> [What to do]: Output each line exactly as it appears, skipping any embedded picture.

> [Dataset excerpt]:
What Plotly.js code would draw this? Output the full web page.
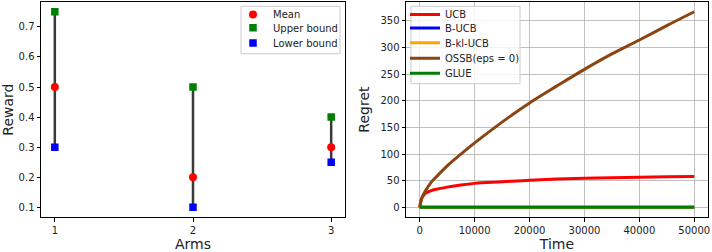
<!DOCTYPE html>
<html><head><meta charset="utf-8">
<script src="https://cdn.plot.ly/plotly-3.0.1.min.js"></script>
<style>html,body{margin:0;padding:0;background:#fff;}#c{width:712px;height:252px;}</style>
</head><body><div id="c"></div>
<script>
// Left panel data
const arms = [1, 2, 3];
const means = [0.5, 0.2, 0.3];
const upper = [0.75, 0.5, 0.4];
const lower = [0.3, 0.1, 0.25];
// Right panel data
const time = [0, 250, 500, 1000, 2000, 3000, 5000, 7500, 10000, 15000, 20000, 25000, 30000, 35000, 40000, 45000, 50000];
const ucb   = [0, 14, 20, 26, 31, 34, 38, 42, 45, 48, 51, 53, 54.5, 55.5, 56.5, 57.5, 58];
const bucb  = [0, 0, 0, 0, 0, 0, 0, 0, 0, 0, 0, 0, 0, 0, 0, 0, 0];
const bklucb= [0, 0, 0, 0, 0, 0, 0, 0, 0, 0, 0, 0, 0, 0, 0, 0, 0];
const ossb  = [0, 12, 20, 30, 46, 57, 78, 100, 121, 160, 196, 228, 259, 288, 314, 341, 367];
const glue  = [0, 0, 0, 0, 0, 0, 0, 0, 0, 0, 0, 0, 0, 0, 0, 0, 0];
const leftYTicks = [0.1, 0.2, 0.3, 0.4, 0.5, 0.6, 0.7];
const rightYTicks = [0, 50, 100, 150, 200, 250, 300, 350];
const rightXTicks = [0, 10000, 20000, 30000, 40000, 50000];

const F = 'DejaVu Sans, sans-serif';
const X = px => px / 712;
const P = py => (252 - py) / 251;

// vertical segments built from data
const segX = [], segY = [];
arms.forEach((a, i) => { segX.push(a, a, null); segY.push(lower[i], upper[i], null); });

const traces = [
  {x: segX, y: segY, mode: 'lines', line: {color: '#3a3a3a', width: 2.5}, showlegend: false, xaxis: 'x', yaxis: 'y', hoverinfo: 'skip'},
  {x: arms, y: means, mode: 'markers', name: 'Mean', marker: {color: 'red', symbol: 'circle', size: 8}, xaxis: 'x', yaxis: 'y', legend: 'legend'},
  {x: arms, y: upper, mode: 'markers', name: 'Upper bound', marker: {color: 'green', symbol: 'square', size: 7.5}, xaxis: 'x', yaxis: 'y', legend: 'legend2'},
  {x: arms, y: lower, mode: 'markers', name: 'Lower bound', marker: {color: 'blue', symbol: 'square', size: 7.5}, xaxis: 'x', yaxis: 'y', legend: 'legend3'},
  {x: time, y: ucb, mode: 'lines', name: 'UCB', line: {color: 'red', width: 3, shape: 'spline'}, xaxis: 'x2', yaxis: 'y2', legend: 'legend4'},
  {x: time, y: bucb, mode: 'lines', name: 'B-UCB', line: {color: 'blue', width: 3}, xaxis: 'x2', yaxis: 'y2', legend: 'legend5'},
  {x: time, y: bklucb, mode: 'lines', name: 'B-kl-UCB', line: {color: 'orange', width: 3}, xaxis: 'x2', yaxis: 'y2', legend: 'legend6'},
  {x: time, y: ossb, mode: 'lines', name: 'OSSB(eps = 0)', line: {color: '#8b4513', width: 3, shape: 'spline'}, xaxis: 'x2', yaxis: 'y2', legend: 'legend7'},
  {x: time, y: glue, mode: 'lines', name: 'GLUE', line: {color: 'green', width: 3}, xaxis: 'x2', yaxis: 'y2', legend: 'legend8'}
];

const axBase = {showline: true, mirror: true, linecolor: '#000', linewidth: 1, ticks: 'outside', ticklen: 3.5, tickcolor: '#000',
  tickfont: {family: F, size: 10, color: '#222'}, zeroline: false, automargin: false};
const yDom = [35/251, 1];
const leg = (px, py) => ({x: X(px), xanchor: 'left', y: P(py), yanchor: 'middle', bgcolor: 'rgba(0,0,0,0)', borderwidth: 0,
  font: {family: F, size: 10, color: '#222'}, itemwidth: 30});
const layout = {
  width: 712, height: 252, margin: {l: 0, r: 0, t: 1, b: 0},
  paper_bgcolor: '#fff', plot_bgcolor: '#fff', showlegend: true,
  font: {family: F, size: 10, color: '#222'},
  xaxis: Object.assign({}, axBase, {domain: [41/712, 345/712], range: [0.9, 3.1], tickvals: arms, showgrid: false,
    title: {text: 'Arms', font: {family: F, size: 14, color: '#222'}, standoff: 3}}),
  yaxis: Object.assign({}, axBase, {domain: yDom, range: [0.0675, 0.7825], tickvals: leftYTicks, tickformat: '.1f', showgrid: false,
    title: {text: 'Reward', font: {family: F, size: 14, color: '#222'}, standoff: 7}}),
  xaxis2: Object.assign({}, axBase, {domain: [406/712, 708/712], range: [-2500, 52500], tickvals: rightXTicks, tickformat: 'd',
    showgrid: true, gridcolor: '#b0b0b0', gridwidth: 0.8, anchor: 'y2',
    title: {text: 'Time', font: {family: F, size: 14, color: '#222'}, standoff: 3}}),
  yaxis2: Object.assign({}, axBase, {domain: yDom, range: [-18.35, 385.35], tickvals: rightYTicks, tickformat: 'd',
    showgrid: true, gridcolor: '#b0b0b0', gridwidth: 0.8, anchor: 'x2',
    title: {text: 'Regret', font: {family: F, size: 14, color: '#222'}, standoff: 7}}),
  legend: leg(233, 13.3), legend2: leg(233, 27.7), legend3: leg(233, 43),
  legend4: leg(405, 13.3), legend5: leg(405, 28), legend6: leg(405, 42.7), legend7: leg(405, 58.3), legend8: leg(405, 73.3),
  shapes: [
    {type: 'rect', xref: 'paper', yref: 'paper', x0: X(241), x1: X(340), y0: P(53), y1: P(5.3), layer: 'above',
      line: {color: '#cccccc', width: 1}, fillcolor: 'rgba(255,255,255,0.8)'},
    {type: 'rect', xref: 'paper', yref: 'paper', x0: X(411), x1: X(520), y0: P(83), y1: P(5.3), layer: 'above',
      line: {color: '#cccccc', width: 1}, fillcolor: 'rgba(255,255,255,0.8)'}
  ]
};
Plotly.newPlot('c', traces, layout, {staticPlot: true});
</script></body></html>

> [The response]:
What Plotly.js code would draw this? Output the full web page.
<!DOCTYPE html>
<html><head><meta charset="utf-8">
<script src="https://cdn.plot.ly/plotly-3.0.1.min.js"></script>
<style>html,body{margin:0;padding:0;background:#fff;}#c{width:712px;height:252px;}</style>
</head><body><div id="c"></div>
<script>
// Left panel data
const arms = [1, 2, 3];
const means = [0.5, 0.2, 0.3];
const upper = [0.75, 0.5, 0.4];
const lower = [0.3, 0.1, 0.25];
// Right panel data
const time = [0, 250, 500, 1000, 2000, 3000, 5000, 7500, 10000, 15000, 20000, 25000, 30000, 35000, 40000, 45000, 50000];
const ucb   = [0, 14, 20, 26, 31, 34, 38, 42, 45, 48, 51, 53, 54.5, 55.5, 56.5, 57.5, 58];
const bucb  = [0, 0, 0, 0, 0, 0, 0, 0, 0, 0, 0, 0, 0, 0, 0, 0, 0];
const bklucb= [0, 0, 0, 0, 0, 0, 0, 0, 0, 0, 0, 0, 0, 0, 0, 0, 0];
const ossb  = [0, 12, 20, 30, 46, 57, 78, 100, 121, 160, 196, 228, 259, 288, 314, 341, 367];
const glue  = [0, 0, 0, 0, 0, 0, 0, 0, 0, 0, 0, 0, 0, 0, 0, 0, 0];
const leftYTicks = [0.1, 0.2, 0.3, 0.4, 0.5, 0.6, 0.7];
const rightYTicks = [0, 50, 100, 150, 200, 250, 300, 350];
const rightXTicks = [0, 10000, 20000, 30000, 40000, 50000];

const F = 'DejaVu Sans, sans-serif';
const X = px => px / 712;
const P = py => (252 - py) / 251;

// vertical segments built from data
const segX = [], segY = [];
arms.forEach((a, i) => { segX.push(a, a, null); segY.push(lower[i], upper[i], null); });

const traces = [
  {x: segX, y: segY, mode: 'lines', line: {color: '#3a3a3a', width: 2.5}, showlegend: false, xaxis: 'x', yaxis: 'y', hoverinfo: 'skip'},
  {x: arms, y: means, mode: 'markers', name: 'Mean', marker: {color: 'red', symbol: 'circle', size: 8}, xaxis: 'x', yaxis: 'y', legend: 'legend'},
  {x: arms, y: upper, mode: 'markers', name: 'Upper bound', marker: {color: 'green', symbol: 'square', size: 7.5}, xaxis: 'x', yaxis: 'y', legend: 'legend2'},
  {x: arms, y: lower, mode: 'markers', name: 'Lower bound', marker: {color: 'blue', symbol: 'square', size: 7.5}, xaxis: 'x', yaxis: 'y', legend: 'legend3'},
  {x: time, y: ucb, mode: 'lines', name: 'UCB', line: {color: 'red', width: 3, shape: 'spline'}, xaxis: 'x2', yaxis: 'y2', legend: 'legend4'},
  {x: time, y: bucb, mode: 'lines', name: 'B-UCB', line: {color: 'blue', width: 3}, xaxis: 'x2', yaxis: 'y2', legend: 'legend5'},
  {x: time, y: bklucb, mode: 'lines', name: 'B-kl-UCB', line: {color: 'orange', width: 3}, xaxis: 'x2', yaxis: 'y2', legend: 'legend6'},
  {x: time, y: ossb, mode: 'lines', name: 'OSSB(eps = 0)', line: {color: '#8b4513', width: 3, shape: 'spline'}, xaxis: 'x2', yaxis: 'y2', legend: 'legend7'},
  {x: time, y: glue, mode: 'lines', name: 'GLUE', line: {color: 'green', width: 3}, xaxis: 'x2', yaxis: 'y2', legend: 'legend8'}
];

const axBase = {showline: true, mirror: true, linecolor: '#000', linewidth: 1, ticks: 'outside', ticklen: 3.5, tickcolor: '#000',
  tickfont: {family: F, size: 10, color: '#222'}, zeroline: false, automargin: false};
const yDom = [35/251, 1];
const leg = (px, py) => ({x: X(px), xanchor: 'left', y: P(py), yanchor: 'middle', bgcolor: 'rgba(0,0,0,0)', borderwidth: 0,
  font: {family: F, size: 10, color: '#222'}, itemwidth: 30});
const layout = {
  width: 712, height: 252, margin: {l: 0, r: 0, t: 1, b: 0},
  paper_bgcolor: '#fff', plot_bgcolor: '#fff', showlegend: true,
  font: {family: F, size: 10, color: '#222'},
  xaxis: Object.assign({}, axBase, {domain: [41/712, 345/712], range: [0.9, 3.1], tickvals: arms, showgrid: false,
    title: {text: 'Arms', font: {family: F, size: 14, color: '#222'}, standoff: 3}}),
  yaxis: Object.assign({}, axBase, {domain: yDom, range: [0.0675, 0.7825], tickvals: leftYTicks, tickformat: '.1f', showgrid: false,
    title: {text: 'Reward', font: {family: F, size: 14, color: '#222'}, standoff: 7}}),
  xaxis2: Object.assign({}, axBase, {domain: [406/712, 708/712], range: [-2500, 52500], tickvals: rightXTicks, tickformat: 'd',
    showgrid: true, gridcolor: '#b0b0b0', gridwidth: 0.8, anchor: 'y2',
    title: {text: 'Time', font: {family: F, size: 14, color: '#222'}, standoff: 3}}),
  yaxis2: Object.assign({}, axBase, {domain: yDom, range: [-18.35, 385.35], tickvals: rightYTicks, tickformat: 'd',
    showgrid: true, gridcolor: '#b0b0b0', gridwidth: 0.8, anchor: 'x2',
    title: {text: 'Regret', font: {family: F, size: 14, color: '#222'}, standoff: 7}}),
  legend: leg(233, 13.3), legend2: leg(233, 27.7), legend3: leg(233, 43),
  legend4: leg(405, 13.3), legend5: leg(405, 28), legend6: leg(405, 42.7), legend7: leg(405, 58.3), legend8: leg(405, 73.3),
  shapes: [
    {type: 'rect', xref: 'paper', yref: 'paper', x0: X(241), x1: X(340), y0: P(53), y1: P(5.3), layer: 'above',
      line: {color: '#cccccc', width: 1}, fillcolor: 'rgba(255,255,255,0.8)'},
    {type: 'rect', xref: 'paper', yref: 'paper', x0: X(411), x1: X(520), y0: P(83), y1: P(5.3), layer: 'above',
      line: {color: '#cccccc', width: 1}, fillcolor: 'rgba(255,255,255,0.8)'}
  ]
};
Plotly.newPlot('c', traces, layout, {staticPlot: true});
</script></body></html>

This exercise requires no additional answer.